■ SUPPLIED INFORMATION ■
________________

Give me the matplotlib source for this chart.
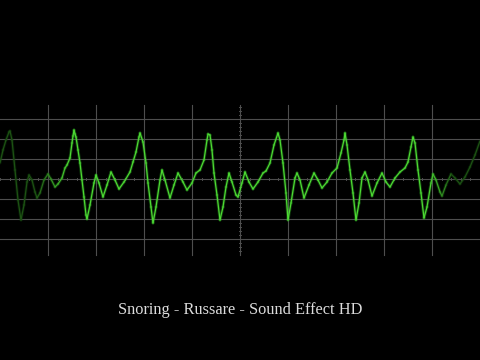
import numpy as np
import matplotlib
matplotlib.use("Agg")
import matplotlib.pyplot as plt
from matplotlib.collections import LineCollection

# trace, pixel coords (y grows downward)
trace_x = [0, 3, 6, 9, 10, 12, 15, 18, 21, 24, 27, 29, 32, 35, 37, 40, 44, 48, 51, 55,
           58, 62, 65, 67, 70, 72, 73, 74, 75, 76, 78, 80, 82, 84, 86, 87, 90, 94, 96, 99,
           103, 107, 111, 115, 119, 124, 130, 133, 136, 139, 140, 143, 146, 148, 151, 153,
           156, 160, 162, 165, 170, 174, 178, 183, 187, 192, 196, 200, 204, 207, 208, 210,
           212, 214, 217, 220, 223, 226, 229, 232, 236, 238, 242, 245, 249, 253, 258, 263,
           266, 270, 274, 278, 280, 283, 286, 288, 291, 295, 297, 300, 304, 309, 314, 318,
           322, 327, 332, 337, 341, 344, 345, 347, 350, 353, 356, 359, 362, 365, 368, 372,
           377, 382, 386, 390, 395, 400, 405, 408, 411, 413, 415, 418, 421, 424, 427, 431,
           433, 436, 440, 442, 446, 451, 455, 460, 465, 470, 475, 480]
trace_y = [163, 150, 140, 132, 131, 140, 170, 200, 220, 205, 182, 175, 180, 192, 198, 193, 180, 174, 179, 187,
           184, 178, 168, 165, 158, 143, 136, 130, 134, 137, 150, 163, 180, 197, 215, 219, 205, 183, 175, 183,
           197, 185, 172, 180, 189, 182, 172, 162, 152, 137, 133, 142, 163, 183, 207, 223,
           207, 180, 170, 180, 198, 185, 173, 182, 190, 183, 173, 170, 160, 140, 134, 135,
           150, 173, 195, 220, 207, 187, 173, 182, 195, 197, 183, 172, 182, 189, 182, 173,
           171, 163, 145, 133, 140, 163, 193, 220, 203, 178, 173, 180, 198, 185, 173, 180,
           188, 182, 173, 168, 153, 140, 133, 145, 170, 193, 220, 203, 178, 172, 180, 196,
           183, 173, 182, 187, 178, 172, 168, 162, 147, 137, 143, 170, 193, 218, 207, 183,
           174, 180, 192, 196, 185, 174, 178, 184, 177, 167, 155, 141]

grid_x = [48, 96, 144, 192, 240, 288, 336, 384, 432]
grid_y = [119, 139, 159, 179, 199, 219, 239]
title = "Snoring - Russare - Sound Effect HD"

fig = plt.figure(figsize=(4.8, 3.6), dpi=100, facecolor="black")
ax = fig.add_axes([0, 0, 1, 1])
ax.set_facecolor("black")
ax.set_xlim(0, 480)
ax.set_ylim(360, 0)
ax.axis("off")

# graticule
gc = "#4e4e4e"
for gx in grid_x:
    ax.plot([gx, gx], [105, 255], color=gc, lw=0.8, zorder=1)
for gy in grid_y:
    ax.plot([0, 480], [gy, gy], color=gc, lw=0.8, zorder=1)
# small ticks on the centre lines
for tx in np.arange(0, 481, 9.6):
    ax.plot([tx, tx], [178, 180], color=gc, lw=0.7, zorder=1)
for ty in np.arange(107, 255, 4):
    ax.plot([239, 241], [ty, ty], color=gc, lw=0.7, zorder=1)

# trace, dimmer at both edges
pts = np.column_stack([trace_x, trace_y])
segs = np.stack([pts[:-1], pts[1:]], axis=1)
mid = (pts[:-1, 0] + pts[1:, 0]) / 2
bright = np.clip(np.minimum((mid - 15) / 55, (468 - mid) / 40), 0.38, 1.0)
cols = [(0.30 * b, 0.85 * b, 0.20 * b, 1.0) for b in bright]
glow = [(0.20 * b, 0.75 * b, 0.15 * b, 0.3) for b in bright]
ax.add_collection(LineCollection(segs, colors=glow, linewidths=2.2,
                                 capstyle="round", joinstyle="round", zorder=2))
ax.add_collection(LineCollection(segs, colors=cols, linewidths=0.9,
                                 capstyle="round", joinstyle="round", zorder=3))

ax.text(240, 310, title, ha="center", va="center", color="#dcdcdc",
        fontsize=11.8, family="Liberation Serif")

fig.savefig("out.png", dpi=100, facecolor="black")
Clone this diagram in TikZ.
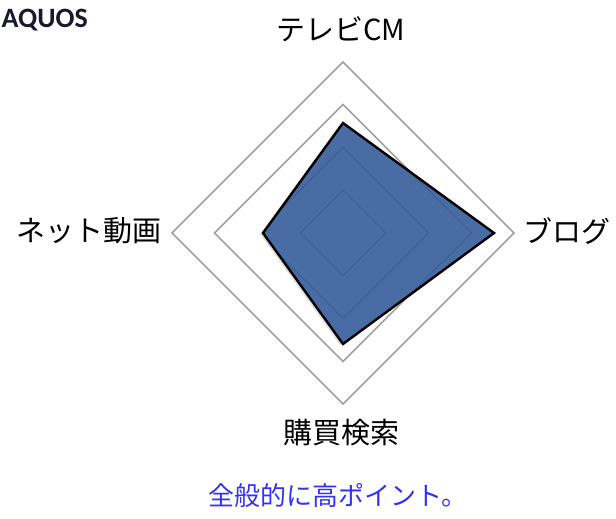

________________

■ YOUR TASK ■
Print out the material word for word, omitting the pictures.

■ RESULT OF THE TASK ■
Give me the matplotlib source for this chart.
import numpy as np
import matplotlib
matplotlib.use("Agg")
import matplotlib.pyplot as plt
from matplotlib.collections import LineCollection

# trace, pixel coords (y grows downward)
trace_x = [0, 3, 6, 9, 10, 12, 15, 18, 21, 24, 27, 29, 32, 35, 37, 40, 44, 48, 51, 55,
           58, 62, 65, 67, 70, 72, 73, 74, 75, 76, 78, 80, 82, 84, 86, 87, 90, 94, 96, 99,
           103, 107, 111, 115, 119, 124, 130, 133, 136, 139, 140, 143, 146, 148, 151, 153,
           156, 160, 162, 165, 170, 174, 178, 183, 187, 192, 196, 200, 204, 207, 208, 210,
           212, 214, 217, 220, 223, 226, 229, 232, 236, 238, 242, 245, 249, 253, 258, 263,
           266, 270, 274, 278, 280, 283, 286, 288, 291, 295, 297, 300, 304, 309, 314, 318,
           322, 327, 332, 337, 341, 344, 345, 347, 350, 353, 356, 359, 362, 365, 368, 372,
           377, 382, 386, 390, 395, 400, 405, 408, 411, 413, 415, 418, 421, 424, 427, 431,
           433, 436, 440, 442, 446, 451, 455, 460, 465, 470, 475, 480]
trace_y = [163, 150, 140, 132, 131, 140, 170, 200, 220, 205, 182, 175, 180, 192, 198, 193, 180, 174, 179, 187,
           184, 178, 168, 165, 158, 143, 136, 130, 134, 137, 150, 163, 180, 197, 215, 219, 205, 183, 175, 183,
           197, 185, 172, 180, 189, 182, 172, 162, 152, 137, 133, 142, 163, 183, 207, 223,
           207, 180, 170, 180, 198, 185, 173, 182, 190, 183, 173, 170, 160, 140, 134, 135,
           150, 173, 195, 220, 207, 187, 173, 182, 195, 197, 183, 172, 182, 189, 182, 173,
           171, 163, 145, 133, 140, 163, 193, 220, 203, 178, 173, 180, 198, 185, 173, 180,
           188, 182, 173, 168, 153, 140, 133, 145, 170, 193, 220, 203, 178, 172, 180, 196,
           183, 173, 182, 187, 178, 172, 168, 162, 147, 137, 143, 170, 193, 218, 207, 183,
           174, 180, 192, 196, 185, 174, 178, 184, 177, 167, 155, 141]

grid_x = [48, 96, 144, 192, 240, 288, 336, 384, 432]
grid_y = [119, 139, 159, 179, 199, 219, 239]
title = "Snoring - Russare - Sound Effect HD"

fig = plt.figure(figsize=(4.8, 3.6), dpi=100, facecolor="black")
ax = fig.add_axes([0, 0, 1, 1])
ax.set_facecolor("black")
ax.set_xlim(0, 480)
ax.set_ylim(360, 0)
ax.axis("off")

# graticule
gc = "#4e4e4e"
for gx in grid_x:
    ax.plot([gx, gx], [105, 255], color=gc, lw=0.8, zorder=1)
for gy in grid_y:
    ax.plot([0, 480], [gy, gy], color=gc, lw=0.8, zorder=1)
# small ticks on the centre lines
for tx in np.arange(0, 481, 9.6):
    ax.plot([tx, tx], [178, 180], color=gc, lw=0.7, zorder=1)
for ty in np.arange(107, 255, 4):
    ax.plot([239, 241], [ty, ty], color=gc, lw=0.7, zorder=1)

# trace, dimmer at both edges
pts = np.column_stack([trace_x, trace_y])
segs = np.stack([pts[:-1], pts[1:]], axis=1)
mid = (pts[:-1, 0] + pts[1:, 0]) / 2
bright = np.clip(np.minimum((mid - 15) / 55, (468 - mid) / 40), 0.38, 1.0)
cols = [(0.30 * b, 0.85 * b, 0.20 * b, 1.0) for b in bright]
glow = [(0.20 * b, 0.75 * b, 0.15 * b, 0.3) for b in bright]
ax.add_collection(LineCollection(segs, colors=glow, linewidths=2.2,
                                 capstyle="round", joinstyle="round", zorder=2))
ax.add_collection(LineCollection(segs, colors=cols, linewidths=0.9,
                                 capstyle="round", joinstyle="round", zorder=3))

ax.text(240, 310, title, ha="center", va="center", color="#dcdcdc",
        fontsize=11.8, family="Liberation Serif")

fig.savefig("out.png", dpi=100, facecolor="black")
Clone this diagram in TikZ.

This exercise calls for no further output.